2009年5月17日8時16分
党代表選で小沢路線の継承を訴えながら、「愛のある政治」を説き続け、鳩山カラーを発揮した。16日に示した代表選公約のタイトルも「友愛の日本を創(つく)る」。この浮世離れしたキャッチフレーズこそが、「宇宙人」と呼ばれる鳩山由紀夫氏(62)のつかみどころのなさを浮き彫りにしている。
「友愛とは、すべての人が互いに人の役に立ち、必要とされることで、社会につながっているきずな。居場所を見つけられる世の中だ」
鳩山氏は16日の政見スピーチで、「友愛」の理念をこう説明した。そんな主張を「頼りないと申す方も多くいる」ことは自覚している。だが就任後の記者会見でも「友愛社会を建設するのは並大抵のことではない。官僚主導の政治と決別する宣言だから」と、今後も貫く姿勢を強調した。
「友愛」を基本理念に打ち出したのは、96年のさきがけ時代のリベラル合同構想から。「友愛」の提唱者である祖父・鳩山一郎元首相の言葉を引いて「両立しがたい自由と平等を結ぶかけ橋」と論文で説明し、同年の旧民主党結党につなげた。
中曽根元首相は、この理念を「ソフトクリーム」に例えた。甘くてすぐに溶けて消えてしまう、という意味だ。この日の両院議員総会でこの点を指摘されると、「かつて中曽根さんに言われた。ソフトクリームからアイスキャンディーになった。芯が出てきたな、と」と反論。だが、果たして芯は出てきたのか。
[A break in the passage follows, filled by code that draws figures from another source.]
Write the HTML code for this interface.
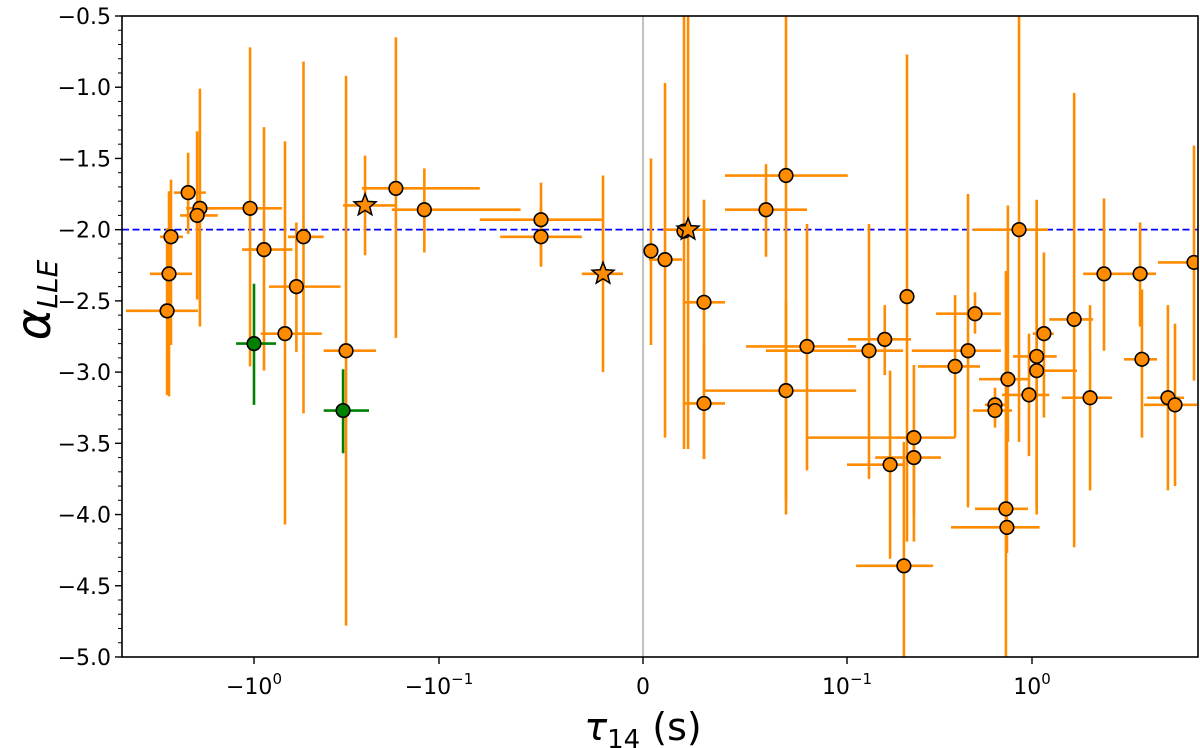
<!DOCTYPE html>
<html><head><meta charset="utf-8"><style>
html,body{margin:0;padding:0;background:#fff;}
svg{display:block;font-family:"DejaVu Sans","Liberation Sans",sans-serif;}
</style></head><body>
<svg id="chart" width="1200" height="748" viewBox="0 0 1200 748" xmlns="http://www.w3.org/2000/svg">
<defs><clipPath id="plotclip"><rect x="122" y="16" width="1076" height="641"/></clipPath></defs>
<rect x="0" y="0" width="1200" height="748" fill="#fff"/>
<g id="marks" clip-path="url(#plotclip)"></g>
<g id="axes"></g>
<text x="643" y="740" text-anchor="middle" font-size="38"><tspan font-style="italic">τ</tspan><tspan font-size="26" dy="8">14</tspan><tspan dy="-8"> (s)</tspan></text>
<text transform="translate(50,300) rotate(-90)" text-anchor="middle" font-size="48"><tspan font-style="italic">α</tspan><tspan font-size="28" font-style="italic" dy="7">LLE</tspan></text>
</svg>
<script>
// data (tau in seconds, alpha)
const tau     = [-2.81,-2.27,-1.96,-2.03,-2.88,-2.95,-1.05,-0.883,-0.68,-0.59,-0.54,-0.318,-0.171,-0.120,-0.050,-0.050,
  0.0039,0.0108,0.0201,0.0299,0.0299,0.0603,0.0701,0.0701,0.0804,0.1315,0.160,0.211,0.171,0.230,0.230,0.203,0.384,0.451,0.492,0.631,0.631,0.741,0.723,0.732,0.851,0.963,1.06,1.06,1.16,1.69,2.06,2.45,3.84,3.93,5.43,5.93,7.51];
const tauLo   = [-3.22,-2.71,-2.33,-2.51,-3.65,-4.92,-1.73,-1.16,-0.92,-0.83,-0.655,-0.42,-0.261,-0.180,-0.080,-0.070,
  0.0015,0.0029,0.0162,0.0201,0.0201,0.0402,0.0402,0.0304,0.0505,0.0603,0.101,0.205,0.100,0.0804,0.142,0.112,0.242,0.224,0.303,0.557,0.480,0.517,0.492,0.365,0.480,0.689,0.963,0.789,1.01,1.24,1.45,1.89,2.95,3.14,4.19,4.03,4.80];
const tauHi   = [-2.42,-1.82,-1.62,-1.57,-2.16,-2.01,-0.706,-0.62,-0.43,-0.34,-0.42,-0.219,-0.080,-0.060,-0.020,-0.030,
  0.0064,0.0191,0.024,0.0402,0.0402,0.0804,0.101,0.112,0.112,0.201,0.222,0.217,0.201,0.384,0.322,0.292,0.524,0.679,0.679,0.715,0.78,0.963,0.951,1.10,1.22,1.24,1.75,1.36,1.31,2.14,2.71,2.99,4.68,4.74,6.63,7.80,8.09];
const alpha   = [-2.05,-1.74,-1.85,-1.90,-2.31,-2.57,-1.85,-2.14,-2.73,-2.40,-2.05,-2.85,-1.71,-1.86,-1.93,-2.05,
  -2.15,-2.21,-2.01,-2.51,-3.22,-1.86,-1.62,-3.13,-2.82,-2.85,-2.77,-2.47,-3.65,-3.46,-3.60,-4.36,-2.96,-2.85,-2.59,-3.23,-3.27,-3.05,-3.96,-4.09,-2.00,-3.16,-2.99,-2.89,-2.73,-2.63,-3.18,-2.31,-2.31,-2.91,-3.18,-3.23,-2.23];
const alphaLo = [-2.81,-2.03,-2.68,-2.49,-3.17,-3.16,-2.96,-2.99,-4.07,-2.86,-3.29,-4.78,-2.76,-2.16,-2.26,-2.25,
  -2.81,-3.46,-3.54,-3.61,-3.61,-2.19,-4.00,-3.90,-3.69,-3.75,-3.02,-4.19,-4.31,-4.00,-4.19,-5.30,-3.46,-3.95,-2.73,-3.39,-3.34,-3.49,-5.30,-4.27,-3.49,-3.59,-4.00,-3.95,-3.32,-4.23,-3.83,-2.85,-2.68,-3.46,-3.83,-3.80,-3.06];
const alphaHi = [-1.65,-1.46,-1.01,-1.31,-1.73,-1.99,-0.72,-1.28,-1.38,-1.95,-0.82,-0.92,-0.65,-1.57,-1.67,-1.84,
  -1.50,-0.97,-0.30,-1.79,-2.80,-1.54,-0.30,-2.50,-1.96,-1.96,-2.53,-0.77,-2.99,-2.95,-3.49,-3.49,-2.46,-1.75,-2.44,-3.11,-3.20,-1.83,-2.29,-2.68,-0.30,-2.73,-1.79,-2.02,-2.16,-1.04,-2.53,-1.78,-1.95,-2.42,-2.53,-2.66,-1.41];
// stars (tau, alpha, errors)
const starTau = [-0.251,-0.0196,0.0221];
const starTauLo = [-0.33,-0.030,0.0098];
const starTauHi = [-0.171,-0.0098,0.0328];
const starAlpha = [-1.83,-2.31,-2.00];
const starAlphaLo = [-2.18,-3.00,-3.54];
const starAlphaHi = [-1.48,-1.62,-0.30];
// green points
const greenTau = [-1.0,-0.33];
const greenTauLo = [-1.25,-0.42];
const greenTauHi = [-0.76,-0.239];
const greenAlpha = [-2.80,-3.27];
const greenAlphaLo = [-3.23,-3.57];
const greenAlphaHi = [-2.38,-2.98];
const yTicks = [-0.5,-1.0,-1.5,-2.0,-2.5,-3.0,-3.5,-4.0,-4.5,-5.0];
const xTicks = [-1,-0.1,0,0.1,1];
const xTickLabels = [["−10","0"],["−10","−1"],["0",""],["10","−1"],["10","0"]];
const refAlpha = -2.0;

const NS="http://www.w3.org/2000/svg";
const L=122,R=1198,T=16,B=657,X0=643;
function X(v){const a=Math.abs(v);if(a<=0.1)return X0+v*2040;return X0+Math.sign(v)*(204+185*Math.log10(a/0.1));}
function Y(v){return T+(-0.5-v)*142.44;}
function mk(tag,attrs,parent){const e=document.createElementNS(NS,tag);for(const k in attrs)e.setAttribute(k,attrs[k]);parent.appendChild(e);return e;}
const marks=document.getElementById('marks'), axes=document.getElementById('axes');

let zl=mk('line',{x1:X(0),x2:X(0),y1:T,y2:B,stroke:'#999','stroke-width':1.2},marks);


let rl=mk('line',{x1:L,x2:R,y1:Y(refAlpha),y2:Y(refAlpha),stroke:'#0000ff','stroke-width':1.8,'stroke-dasharray':'7,3.5'},marks);



function bars(tx,tl,th,ay,al,ah,color,name){
  for(let i=0;i<tx.length;i++){
    const g=mk('g',{},marks);
    
    
    mk('line',{x1:X(tl[i]),x2:X(th[i]),y1:Y(ay[i]),y2:Y(ay[i]),stroke:color,'stroke-width':2.6},g);
    mk('line',{x1:X(tx[i]),x2:X(tx[i]),y1:Y(al[i]),y2:Y(ah[i]),stroke:color,'stroke-width':2.6},g);
  }
}
bars(tau,tauLo,tauHi,alpha,alphaLo,alphaHi,'#ff8c00','grb');
bars(starTau,starTauLo,starTauHi,starAlpha,starAlphaLo,starAlphaHi,'#ff8c00','star');
bars(greenTau,greenTauLo,greenTauHi,greenAlpha,greenAlphaLo,greenAlphaHi,'#008000','green');

for(let i=0;i<tau.length;i++){
  const c=mk('circle',{cx:X(tau[i]),cy:Y(alpha[i]),r:6.8,fill:'#ff8c00',stroke:'#000','stroke-width':1.6},marks);
  
  
}
for(let i=0;i<greenTau.length;i++){
  const c=mk('circle',{cx:X(greenTau[i]),cy:Y(greenAlpha[i]),r:6.8,fill:'#008000',stroke:'#000','stroke-width':1.6},marks);
  
  
}
for(let i=0;i<starTau.length;i++){
  const cx=X(starTau[i]),cy=Y(starAlpha[i]);let d='';
  for(let k=0;k<10;k++){const r=k%2?5:11.5;const a=-Math.PI/2+k*Math.PI/5;d+=(k?'L':'M')+(cx+r*Math.cos(a)).toFixed(1)+','+(cy+r*Math.sin(a)).toFixed(1);}
  const s=mk('path',{d:d+'Z',fill:'#ff8c00',stroke:'#000','stroke-width':1.5},marks);
  
  
}

let fr=mk('rect',{x:L,y:T,width:R-L,height:B-T,fill:'none',stroke:'#000','stroke-width':1.6},axes);


for(let v=-0.5;v>=-5.001;v-=0.1){
  const y=Y(v);
  const isMajor=Math.abs(Math.round(v*10)%5)===0;
  mk('line',{x1:L,x2:L-(isMajor?7:4),y1:y,y2:y,stroke:'#000','stroke-width':isMajor?1.4:1},axes);
}
for(let i=0;i<yTicks.length;i++){
  const t=mk('text',{x:L-11,y:Y(yTicks[i])+8,'text-anchor':'end','font-size':22},axes);
  t.textContent=yTicks[i].toFixed(1).replace('-','−');
  
  
}
for(let i=0;i<xTicks.length;i++){
  const x=X(xTicks[i]);
  mk('line',{x1:x,x2:x,y1:B,y2:B+7,stroke:'#000','stroke-width':1.4},axes);
  const t=mk('text',{x:x,y:B+37,'text-anchor':'middle','font-size':22},axes);
  
  
  const a=document.createElementNS(NS,'tspan');a.textContent=xTickLabels[i][0];t.appendChild(a);
  if(xTickLabels[i][1]){const b=document.createElementNS(NS,'tspan');b.setAttribute('font-size','15');b.setAttribute('dy','-10');b.textContent=xTickLabels[i][1];t.appendChild(b);}
}
</script>
</body></html>
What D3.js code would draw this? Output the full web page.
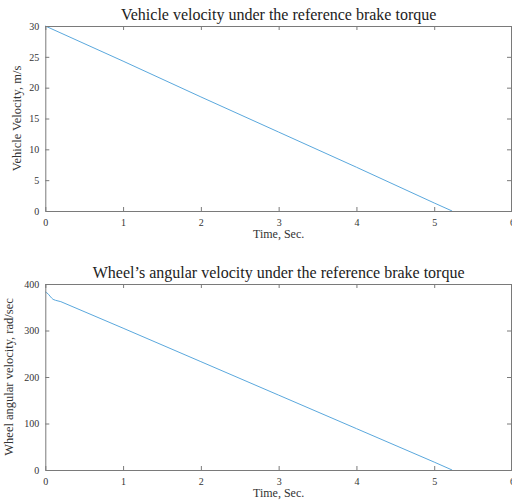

人柄の良さは折り紙付き。「政治は愛」「政治を科学する」などと他の政治家からはめったに聞かれない言葉を口にするため、永田町では「宇宙人」と呼ばれるが、大衆受けはいい。車いすの高齢者や子どもには目線を合わせて話し込む。3年半前の幹事長就任以来、全国遊説を精力的にこなし、街頭で一人ひとりに配った名刺は3万枚に上る。